When Salt Lake City residents search the Web for physician reviews, they're likely to come across a set of ratings from an unlikely source: the University of Utah Health Care's website.
Since December 2012, UUHC has been posting patient satisfaction ratings for its doctors. Other providers with a similar approach to self-publishing online ratings include the Cleveland Clinic, Northwell Health Physician Partners, Piedmont Healthcare, Wake Forrest Baptist Hospital and Geisinger Health System.
Not only did UUHC lead the way in opening access to its patient satisfaction data, the health system created a process for improving the patient experience based on the reviews. In the three years since UUHC moved to systemwide public reviews, measures of patient satisfaction have soared.
Before, only 4% of their physicians were in the top 10th percentile of Press Ganey's national patient ratings database, which combines measures for its more than 8,000 clients on Consumer Assessment of Healthcare Providers and Systems surveys for hospitals, home health, hospice, dialysis facilities and accountable care organizations. By 2014, half of UUHC doctors were scoring in the top 10% and more than a quarter ranked in the top 1% nationally.
“It's difficult to imagine this isn't going to be the default,” said Dr. Thomas Lee, chief medical officer of Press Ganey, which provides the surveys for UUHC. According to Lee, all hospitals that make patient satisfaction surveys publicly available use a process that mirrors UUHC's.
Providers have had to confront the reality of online physician reviews because of the rise of for-profit ratings companies including Healthgrades, Vitals and ZocDoc. According to a 2014 study published in JAMA, 59% of American adults consider online ratings to be “somewhat” or “very” important when choosing a physician.

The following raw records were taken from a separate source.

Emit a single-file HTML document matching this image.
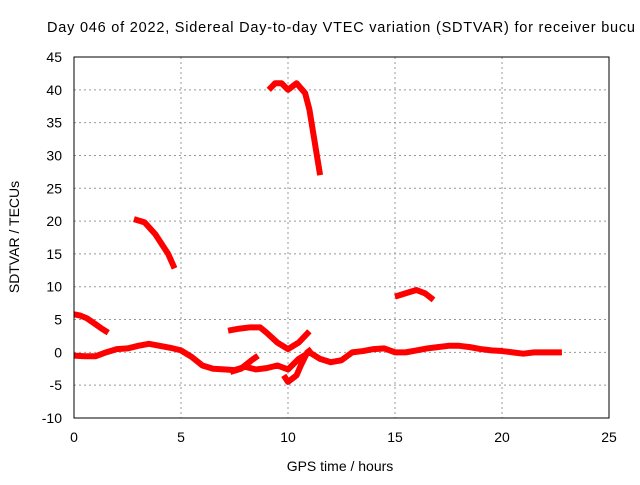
<!DOCTYPE html>
<html><head><meta charset="utf-8"><style>
body{margin:0;background:#fff;width:640px;height:480px;overflow:hidden}
svg{font-family:"Liberation Sans",sans-serif;font-size:14px}
</style></head><body>
<svg id="c" width="640" height="480">
<text x="47" y="32" font-size="14.5" textLength="588" lengthAdjust="spacing">Day 046 of 2022, Sidereal Day-to-day VTEC variation (SDTVAR) for receiver bucu</text>
<text x="340" y="471" text-anchor="middle">GPS time / hours</text>
<text transform="translate(19,237) rotate(-90)" text-anchor="middle">SDTVAR / TECUs</text>
<g id="grid"></g><g id="ticks"></g><g id="series"></g>
<rect x="74" y="57" width="535" height="361" fill="none" stroke="#000"/>
</svg>
<script>
const xTicks=[0,5,10,15,20,25];
const yTicks=[-10,-5,0,5,10,15,20,25,30,35,40,45];
const mainT=[0,0.5,1,1.5,2,2.5,3,3.5,4,4.5,5,5.5,6,6.5,7,7.5,8,8.5,9,9.5,10,10.5,11,11.5,12,12.5,13,13.5,14,14.5,15,15.5,16,16.5,17,17.5,18,18.5,19,19.5,20,20.5,21,21.5,22,22.8];
const mainV=[-0.5,-0.6,-0.6,0,0.5,0.6,1,1.3,1,0.7,0.3,-0.7,-2,-2.5,-2.6,-2.7,-2.2,-2.6,-2.4,-2,-2.6,-1,0,-1,-1.5,-1.2,0,0.2,0.5,0.6,0,0,0.3,0.6,0.8,1,1,0.8,0.5,0.3,0.2,0,-0.2,0,0,0];
const branchT=[7.3,7.8,8.3,8.6];
const branchV=[-3,-2.5,-1.2,-0.5];
const dipT=[9.8,10,10.2,10.4,10.6,10.9,11.1];
const dipV=[-3.5,-4.5,-4,-3.5,-2,0,0.5];
const upperT=[7.2,7.7,8.2,8.7,9,9.5,10,10.5,11];
const upperV=[3.3,3.6,3.8,3.8,3,1.5,0.5,1.5,3.2];
const s3T=[0,0.3,0.6,1,1.3,1.6];
const s3V=[5.8,5.6,5.2,4.3,3.6,3];
const s4T=[2.8,3.3,3.8,4.1,4.4,4.7];
const s4V=[20.3,19.8,18,16.5,15,12.8];
const s5T=[9.1,9.4,9.7,10,10.4,10.8,11,11.2,11.35,11.5];
const s5V=[40,41,41,40,41,39.5,37,33,30,27];
const s6T=[15,15.5,16,16.4,16.8];
const s6V=[8.5,9,9.5,9,8];
const X=t=>74+t*535/25, Y=v=>418-(v+10)*361/55;
const ns="http://www.w3.org/2000/svg";
const grid=document.getElementById('grid'),ticks=document.getElementById('ticks'),ser=document.getElementById('series');
function mk(tag,a,p){const e=document.createElementNS(ns,tag);for(const k in a)e.setAttribute(k,a[k]);p.appendChild(e);return e;}
xTicks.forEach(t=>{
  if(t>0&&t<25){const g=mk('line',{x1:X(t),x2:X(t),y1:57,y2:418,stroke:'#999','stroke-dasharray':'2,3'},grid);
  
  }
  const l=mk('text',{x:X(t),y:442,'text-anchor':'middle'},ticks);l.textContent=t;
  
  
});
yTicks.forEach(v=>{
  if(v>-10&&v<45){const g=mk('line',{x1:74,x2:609,y1:Y(v),y2:Y(v),stroke:'#999','stroke-dasharray':'2,3'},grid);
  
  }
  const l=mk('text',{x:62,y:Y(v)+5,'text-anchor':'end'},ticks);l.textContent=v;
  
  
});
[[mainT,mainV,'series-main'],[branchT,branchV,'series-branch'],[dipT,dipV,'series-dip'],[upperT,upperV,'series-upper'],[s3T,s3V,'series-early'],[s4T,s4V,'series-20'],[s5T,s5V,'series-40'],[s6T,s6V,'series-9']].forEach(([ts,vs,n])=>{
  const p=mk('polyline',{points:ts.map((t,i)=>X(t)+','+Y(vs[i])).join(' '),fill:'none',stroke:'#f00','stroke-width':6,'stroke-linejoin':'round'},ser);
  
  
});
</script>
</body></html>
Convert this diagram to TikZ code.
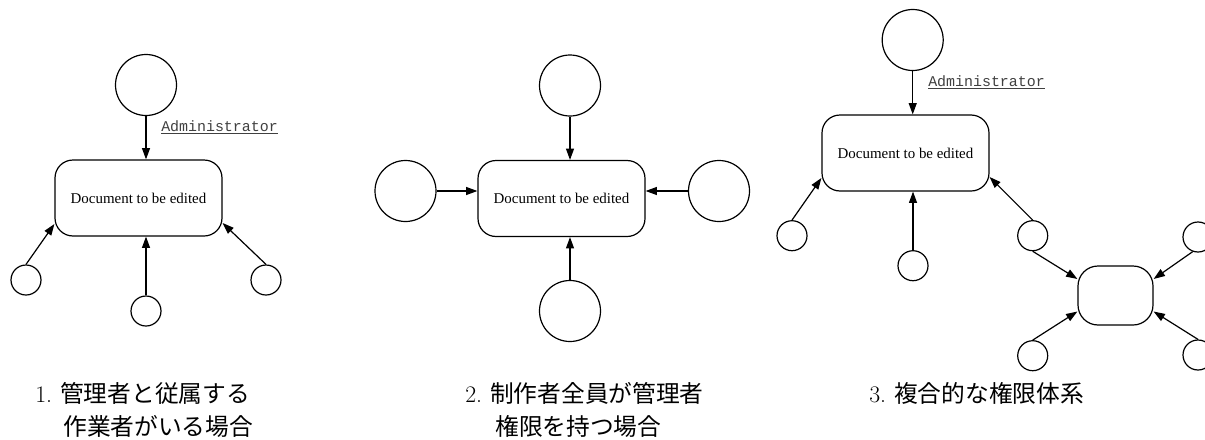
\documentclass[tikz,border=0pt]{standalone}
\usepackage{fontspec}
\newfontfamily\jp{Noto Sans CJK JP}
\newfontfamily\tnr{Liberation Serif}
\newfontfamily\cour{Liberation Mono}
\usetikzlibrary{arrows.meta,calc}
\begin{document}
\begin{tikzpicture}[x=0.75pt,y=-0.75pt,
  big/.style={circle,draw,line width=0.9pt,minimum size=45.75pt,inner sep=0},
  small/.style={circle,draw,line width=0.9pt,minimum size=22.5pt,inner sep=0},
  doc/.style={rectangle,rounded corners=13.5pt,draw,line width=0.9pt,minimum width=125.25pt,minimum height=57pt,inner sep=0,font=\tnr\fontsize{11.2}{13}\selectfont},
  subdoc/.style={rectangle,rounded corners=15pt,draw,line width=0.9pt,minimum width=56.25pt,minimum height=44.25pt,inner sep=0},
  arr/.style={-{Triangle[length=8.5pt,width=6pt]},line width=0.9pt},
  admin/.style={anchor=base west,inner sep=0,font=\cour\fontsize{11.2}{13}\selectfont,text=black!75},
  captext/.style={anchor=base west,inner sep=0,font=\fontsize{17.8}{20}\selectfont}]
\useasboundingbox (0,0) rectangle (1205,439);

% ---------- diagram 1 ----------
\node[doc] (B1) at (138.5,198) {Document to be edited};
\node[big] (T1) at (146,85) {};
\node[small] (L1) at (26,280) {};
\node[small] (M1) at (146,311) {};
\node[small] (R1) at (266,280) {};
\draw[arr] (T1.south) -- (T1.south |- B1.north);
\draw[arr] (L1.north) -- ($(B1.west)+(0,26)$);
\draw[arr] (M1.north) -- (M1.north |- B1.south);
\draw[arr] (R1.north) -- ($(B1.east)+(0,25)$);
\node[admin] (A1) at (161,131.5) {\underline{Administrator}};

% ---------- diagram 2 ----------
\node[doc] (B2) at (561.5,198.5) {Document to be edited};
\node[big] (T2) at (570,85.5) {};
\node[big] (L2) at (405.5,191) {};
\node[big] (R2) at (719,191) {};
\node[big] (D2) at (570,311) {};
\draw[arr] (T2.south) -- (T2.south |- B2.north);
\draw[arr] (L2.east) -- (L2.east -| B2.west);
\draw[arr] (R2.west) -- (R2.west -| B2.east);
\draw[arr] (D2.north) -- (D2.north |- B2.south);

% ---------- diagram 3 ----------
\node[doc] (B3) at (905.5,153) {Document to be edited};
\node[big] (T3) at (912.7,40) {};
\node[small] (L3) at (792,235.7) {};
\node[small] (M3) at (913,265.7) {};
\node[small] (R3) at (1032.7,235.7) {};
\node[subdoc] (S3) at (1115.5,295.5) {};
\node[small] (SL3) at (1032.7,355.7) {};
\node[small] (RT3) at (1198,237) {};
\node[small] (RB3) at (1198,355) {};
\draw[arr] (T3.south) -- (T3.south |- B3.north);
\draw[arr] (L3.north) -- ($(B3.west)+(0,25)$);
\draw[arr] (M3.north) -- (M3.north |- B3.south);
\draw[arr] (R3.north) -- ($(B3.east)+(0,24)$);
\draw[arr] (R3.south) -- ($(S3.west)+(0,-16.5)$);
\draw[arr] (SL3.north) -- ($(S3.west)+(0,16)$);
\draw[arr] (RT3.250) -- ($(S3.east)+(0,-16.5)$);
\draw[arr] (RB3.north) -- ($(S3.east)+(0,16)$);
\node[admin] (A3) at (928,86) {\underline{Administrator}};

% ---------- captions ----------
\node[captext] (C1a) at (35,402) {1.\hspace{6pt}{\jp 管理者と従属する}};
\node[captext] (C1b) at (63,435) {\jp 作業者がいる場合};
\node[captext] (C2a) at (465,402) {2.\hspace{6pt}{\jp 制作者全員が管理者}};
\node[captext] (C2b) at (495,435) {\jp 権限を持つ場合};
\node[captext] (C3a) at (869,402) {3.\hspace{6pt}{\jp 複合的な権限体系}};
\end{tikzpicture}
\end{document}
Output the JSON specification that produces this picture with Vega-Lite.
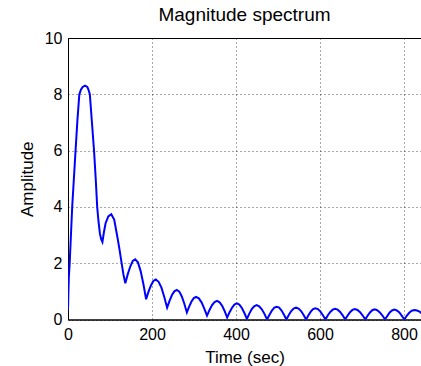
{
  "$schema": "https://vega.github.io/schema/vega-lite/v6.json",
  "autosize": "none",
  "width": 353,
  "height": 281.5,
  "padding": {"left": 68, "top": 38, "right": 0, "bottom": 46.5},
  "background": "white",
  "title": {"text": "Magnitude spectrum", "fontSize": 19, "fontWeight": "normal", "font": "Liberation Sans", "color": "black", "offset": 5},
  "config": {
    "font": "Liberation Sans",
    "view": {"stroke": "black", "strokeWidth": 1},
    "axis": {
      "domainColor": "black",
      "domainWidth": 1,
      "grid": true,
      "gridColor": "black",
      "gridDash": [1, 3],
      "gridOpacity": 0.7,
      "gridWidth": 1,
      "ticks": false,
      "labelFontSize": 16,
      "labelColor": "black",
      "labelFont": "Liberation Sans",
      "titleFontSize": 17,
      "titleFontWeight": "normal",
      "titleColor": "black",
      "titleFont": "Liberation Sans"
    }
  },
  "data": {"values": [
    {"t": 0, "a": 0.34}, {"t": 1, "a": 1.0}, {"t": 2, "a": 1.5}, {"t": 4, "a": 2.0}, {"t": 7, "a": 3.0},
    {"t": 10, "a": 4.0}, {"t": 14, "a": 5.0}, {"t": 18, "a": 6.0}, {"t": 22.5, "a": 7.1}, {"t": 27, "a": 8.0},
    {"t": 31, "a": 8.17}, {"t": 35, "a": 8.26}, {"t": 40.5, "a": 8.31}, {"t": 46, "a": 8.26}, {"t": 49, "a": 8.15},
    {"t": 52, "a": 8.0}, {"t": 57, "a": 7.0}, {"t": 62, "a": 6.0}, {"t": 66, "a": 5.0}, {"t": 69.5, "a": 4.0},
    {"t": 72.5, "a": 3.5}, {"t": 76, "a": 3.05}, {"t": 79, "a": 2.85}, {"t": 82, "a": 2.75},
    {"t": 85.5, "a": 3.1}, {"t": 89.5, "a": 3.42}, {"t": 96, "a": 3.66}, {"t": 103, "a": 3.74},
    {"t": 110, "a": 3.55}, {"t": 117.5, "a": 2.94}, {"t": 122.5, "a": 2.5}, {"t": 127.7, "a": 2.0},
    {"t": 132, "a": 1.6}, {"t": 136.5, "a": 1.29},
    {"t": 142.5, "a": 1.62}, {"t": 148.5, "a": 1.89}, {"t": 154.25, "a": 2.08}, {"t": 160, "a": 2.14},
    {"t": 166.5, "a": 2.03}, {"t": 173, "a": 1.72}, {"t": 179.5, "a": 1.26}, {"t": 186, "a": 0.72},
    {"t": 191.75, "a": 0.99}, {"t": 197.5, "a": 1.21}, {"t": 203.25, "a": 1.37}, {"t": 209, "a": 1.42},
    {"t": 215.75, "a": 1.34}, {"t": 222.5, "a": 1.13}, {"t": 229.25, "a": 0.8}, {"t": 236, "a": 0.42},
    {"t": 241.75, "a": 0.66}, {"t": 247.5, "a": 0.87}, {"t": 253.25, "a": 1.0}, {"t": 259, "a": 1.05},
    {"t": 265, "a": 0.99}, {"t": 271, "a": 0.82}, {"t": 277, "a": 0.56}, {"t": 283, "a": 0.25},
    {"t": 288.5, "a": 0.46}, {"t": 294, "a": 0.64}, {"t": 299.5, "a": 0.76}, {"t": 305, "a": 0.8},
    {"t": 311.5, "a": 0.75}, {"t": 318, "a": 0.61}, {"t": 324.5, "a": 0.39}, {"t": 331, "a": 0.14},
    {"t": 337, "a": 0.34}, {"t": 343, "a": 0.51}, {"t": 349, "a": 0.62}, {"t": 355, "a": 0.66},
    {"t": 361, "a": 0.61}, {"t": 367, "a": 0.49}, {"t": 373, "a": 0.3}, {"t": 379, "a": 0.07},
    {"t": 384.75, "a": 0.26}, {"t": 390.5, "a": 0.42}, {"t": 396.25, "a": 0.53}, {"t": 402, "a": 0.57},
    {"t": 408, "a": 0.53}, {"t": 414, "a": 0.41}, {"t": 420, "a": 0.23}, {"t": 426, "a": 0.02},
    {"t": 431.75, "a": 0.21}, {"t": 437.5, "a": 0.37}, {"t": 443.25, "a": 0.47}, {"t": 449, "a": 0.51},
    {"t": 455.25, "a": 0.47}, {"t": 461.5, "a": 0.36}, {"t": 467.75, "a": 0.2}, {"t": 474, "a": 0.0},
    {"t": 479.75, "a": 0.17}, {"t": 485.5, "a": 0.32}, {"t": 491.25, "a": 0.42}, {"t": 497, "a": 0.45},
    {"t": 502.75, "a": 0.42}, {"t": 508.5, "a": 0.32}, {"t": 514.25, "a": 0.17}, {"t": 520, "a": 0.0},
    {"t": 525.75, "a": 0.16}, {"t": 531.5, "a": 0.3}, {"t": 537.25, "a": 0.39}, {"t": 543, "a": 0.42},
    {"t": 549, "a": 0.39}, {"t": 555, "a": 0.3}, {"t": 561, "a": 0.16}, {"t": 567, "a": 0.0},
    {"t": 572.5, "a": 0.15}, {"t": 578, "a": 0.28}, {"t": 583.5, "a": 0.37}, {"t": 589, "a": 0.4},
    {"t": 595, "a": 0.37}, {"t": 601, "a": 0.28}, {"t": 607, "a": 0.15}, {"t": 613, "a": 0.0},
    {"t": 618.75, "a": 0.15}, {"t": 624.5, "a": 0.27}, {"t": 630.25, "a": 0.35}, {"t": 636, "a": 0.38},
    {"t": 642, "a": 0.35}, {"t": 648, "a": 0.27}, {"t": 654, "a": 0.15}, {"t": 660, "a": 0.0},
    {"t": 665.75, "a": 0.14}, {"t": 671.5, "a": 0.26}, {"t": 677.25, "a": 0.34}, {"t": 683, "a": 0.37},
    {"t": 689.25, "a": 0.34}, {"t": 695.5, "a": 0.26}, {"t": 701.75, "a": 0.14}, {"t": 708, "a": 0.0},
    {"t": 713.5, "a": 0.14}, {"t": 719, "a": 0.25}, {"t": 724.5, "a": 0.33}, {"t": 730, "a": 0.36},
    {"t": 736.25, "a": 0.33}, {"t": 742.5, "a": 0.25}, {"t": 748.75, "a": 0.14}, {"t": 755, "a": 0.0},
    {"t": 760.5, "a": 0.13}, {"t": 766, "a": 0.25}, {"t": 771.5, "a": 0.32}, {"t": 777, "a": 0.35},
    {"t": 783, "a": 0.32}, {"t": 789, "a": 0.25}, {"t": 795, "a": 0.13}, {"t": 801, "a": 0.0},
    {"t": 806.5, "a": 0.13}, {"t": 812.5, "a": 0.24}, {"t": 818.5, "a": 0.31}, {"t": 825, "a": 0.34},
    {"t": 831, "a": 0.32}, {"t": 837, "a": 0.28}, {"t": 843, "a": 0.2}
  ]},
  "mark": {"type": "line", "color": "#0000ff", "strokeWidth": 2, "clip": true},
  "encoding": {
    "x": {"field": "t", "type": "quantitative", "scale": {"domain": [0, 840.5], "nice": false, "zero": false},
      "axis": {"title": "Time (sec)", "values": [0, 200, 400, 600, 800], "labelPadding": 7, "titlePadding": 7, "labelFlush": false}},
    "y": {"field": "a", "type": "quantitative", "scale": {"domain": [0, 10], "nice": false},
      "axis": {"title": "Amplitude", "values": [0, 2, 4, 6, 8, 10], "labelPadding": 6, "titlePadding": 8}}
  }
}
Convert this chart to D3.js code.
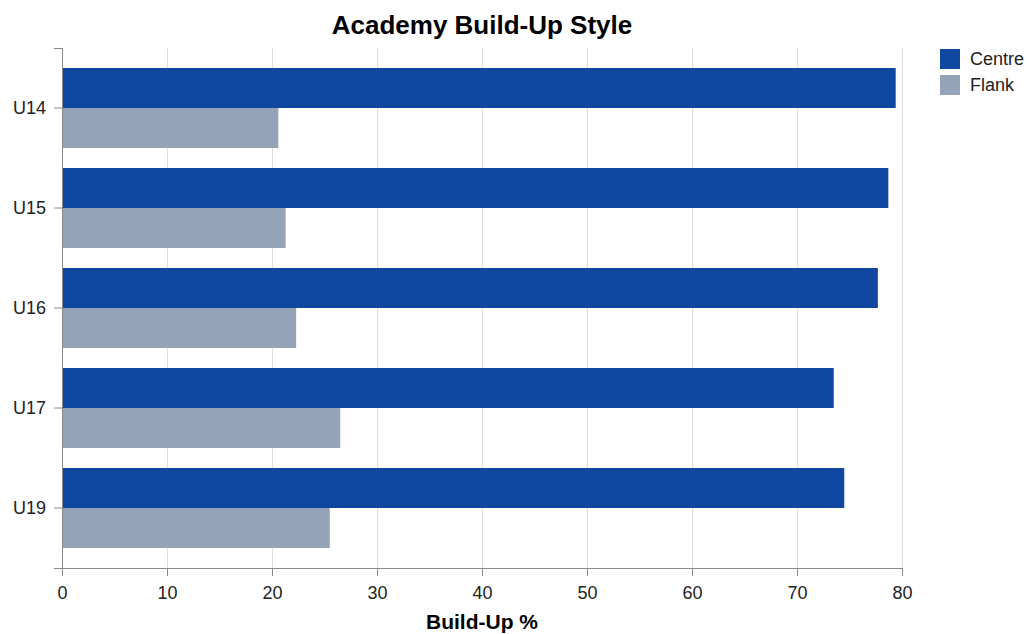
<!DOCTYPE html>
<html lang="en">
<head>
  <meta charset="UTF-8">
  <title>Academy Build-Up Style</title>
  <script src="https://d3js.org/d3.v7.min.js"></script>
  <style>
    body {
      margin: 0;
      background: #fff;
      font-family: "Liberation Sans", Arial, Helvetica, sans-serif;
    }
    .grid line { stroke: #ddd; stroke-width: 1; }
    .axis path, .axis line { stroke: #888; }
  </style>
</head>
<body>
  <svg class="chart" width="1030" height="634"></svg>
  <script>
    const groups = ["U14", "U15", "U16", "U17", "U19"];
    const series = ["Centre", "Flank"];
    const centreValues = [79.4, 78.7, 77.7, 73.5, 74.5];
    const flankValues = [20.6, 21.3, 22.3, 26.5, 25.5];
    const xTicks = [0, 10, 20, 30, 40, 50, 60, 70, 80];
    const colors = ["#0f47a1", "#94a3b8"];

    const data = groups.flatMap((g, i) => [
      { group: g, series: "Centre", value: centreValues[i] },
      { group: g, series: "Flank", value: flankValues[i] }
    ]);

    const margin = { top: 48, right: 128, bottom: 66, left: 62 };
    const width = 1030 - margin.left - margin.right;
    const height = 634 - margin.top - margin.bottom;

    const svg = d3.select(".chart");
    const g = svg.append("g").attr("transform", `translate(${margin.left},${margin.top})`);

    const x = d3.scaleLinear().domain([0, 80]).range([0, 840]);
    const y = d3.scaleBand().domain(groups).range([0, height]).paddingInner(0.2).paddingOuter(0.2);
    const yInner = d3.scaleBand().domain(series).range([0, y.bandwidth()]);
    const color = d3.scaleOrdinal().domain(series).range(colors);

    // grid
    g.append("g").attr("class", "grid")
      .selectAll("line").data(xTicks).enter().append("line")
      .attr("x1", d => x(d) + 0.5).attr("x2", d => x(d) + 0.5)
      .attr("y1", 0).attr("y2", height);

    // bars
    g.selectAll(".bar").data(data).enter().append("rect")
      .attr("class", "bar")
      .attr("x", x(0))
      .attr("y", d => y(d.group) + yInner(d.series))
      .attr("width", d => x(d.value) - x(0))
      .attr("height", yInner.bandwidth())
      .attr("fill", d => color(d.series));

    // axes
    const xAxis = g.append("g").attr("class", "axis")
      .attr("transform", `translate(0,${height})`)
      .call(d3.axisBottom(x).tickValues(xTicks).tickSizeOuter(0).tickSize(8).tickPadding(10));
    xAxis.selectAll("text").style("font-size", "18px").style("fill", "#222").attr("dy", "0.71em");

    const yAxis = g.append("g").attr("class", "axis")
      .call(d3.axisLeft(y).tickSizeOuter(0).tickSize(8).tickPadding(8));
    yAxis.selectAll("text").style("font-size", "18px").style("fill", "#222");

    // title
    svg.append("text")
      .attr("x", margin.left + 420).attr("y", 34)
      .attr("text-anchor", "middle")
      .style("font-size", "26px").style("font-weight", "bold")
      .text("Academy Build-Up Style");

    // x axis title
    svg.append("text")
      .attr("x", margin.left + 420).attr("y", 629)
      .attr("text-anchor", "middle")
      .style("font-size", "21px").style("font-weight", "bold")
      .text("Build-Up %");

    // legend
    const legend = svg.append("g").attr("transform", "translate(940,49)");
    const items = legend.selectAll("g").data(series).enter().append("g")
      .attr("transform", (d, i) => `translate(0,${i * 26})`);
    items.append("rect").attr("width", 20).attr("height", 20).attr("fill", d => color(d));
    items.append("text").attr("x", 30).attr("y", 16)
      .style("font-size", "18px").style("fill", "#222")
      .text(d => d);
  </script>
</body>
</html>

Healthcare organizations such as UUHC obviously wanted some control over how they are portrayed. But they are also concerned about the validity of the data gathered by external sources. Posting reviews generated by an internal process ensures the data are scientifically sound, they say.
At UUHC, patients receive a 20-question survey after seeing a doctor. Completed surveys—the system reports a 12% response rate—are carefully screened. “We are committed to posting positive and negative feedback,” UUHC's website says. “However, we do not post comments that are libelous, slanderous, profane or those that risk the privacy of our patients.”
Physicians have seven days to appeal reckless or unfair remarks before they are posted. They can also appeal later, with a three-physician panel making a final decision about disputed comments. UUHC posts satisfaction data only when it has received at least 30 surveys per physician.